Law-enforcement and corrections officers nationwide will receive evidence-based behavioral-health crisis training, improving how crises are de-escalated and likely reducing injuries and deaths for people experiencing mental-health or substance-use crises.
Federal grants and covered travel/lodging reduce local, state, and Tribal budget barriers to officers attending this training, increasing participation by smaller and under-resourced agencies.
The bill establishes standardized qualification standards and reporting for the training, promoting consistent quality and accountability in use of federal funds.
Up to $10 million per year may be redirected from Byrne/JAG funds to this program, reducing funds available for other criminal-justice priorities and alternative, non-police crisis responses (like mobile crisis teams).

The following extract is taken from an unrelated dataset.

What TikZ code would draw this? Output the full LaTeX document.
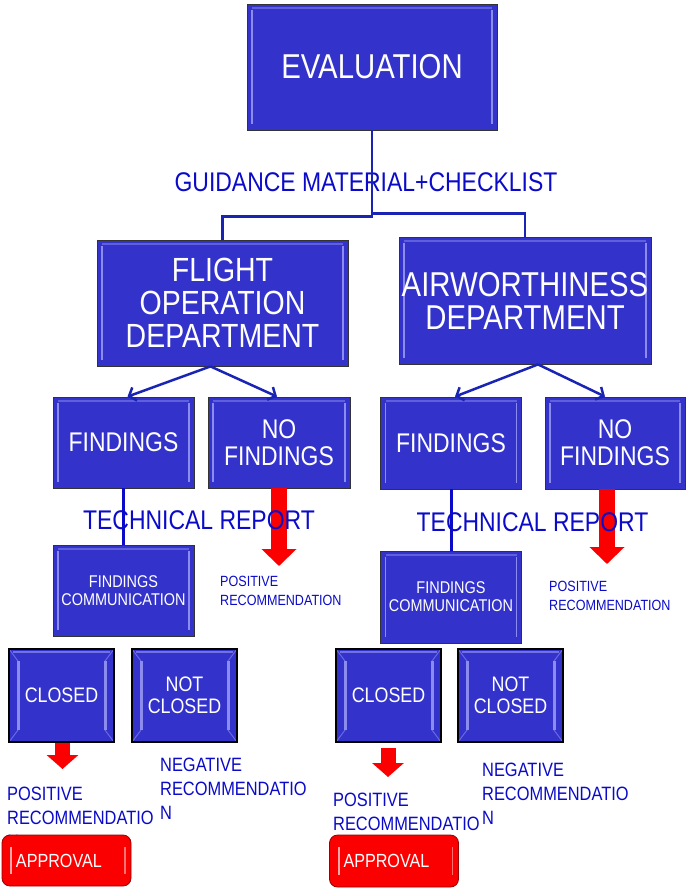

Training by itself may not address systemic causes of use-of-force, so racial and ethnic minorities and people with disabilities could remain exposed to harmful or disproportionate policing outcomes despite training.
Tribal, rural, and other small or under-resourced agencies may face administrative burdens (grant applications, audits, annual reporting) that limit access to funds or divert local staff time from other duties.

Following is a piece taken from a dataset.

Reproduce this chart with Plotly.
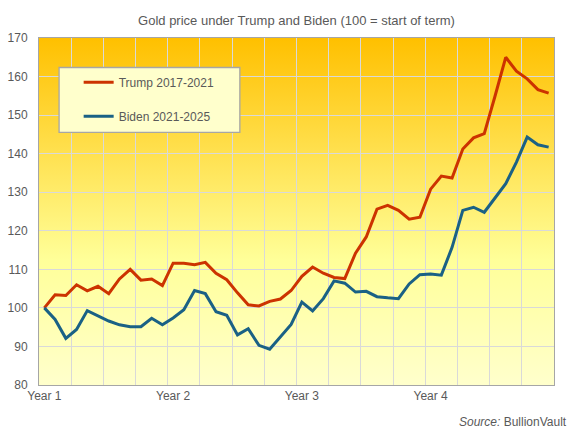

Based on analysis of 3 sections of legislative text.
Creates a Byrne JAG grant program to fund behavioral-health crisis response training for state, local, and Tribal law enforcement and corrections officers, with up to $10M/year reserved.
Introduced March 31, 2025 by Marcia Carolyn Kaptur · Last progress March 31, 2025
Creates a new grant program under the Edward Byrne Memorial Justice Assistance Grant (Byrne JAG) framework to pay for behavioral-health crisis response training for state, local, and Tribal law enforcement and corrections officers, including travel and lodging. The Attorney General may reserve up to $10 million per fiscal year from existing Byrne JAG funds to run the program; grants have a 3% cap on administrative costs, must supplement (not supplant) other funding, and require annual reporting and record retention for audits.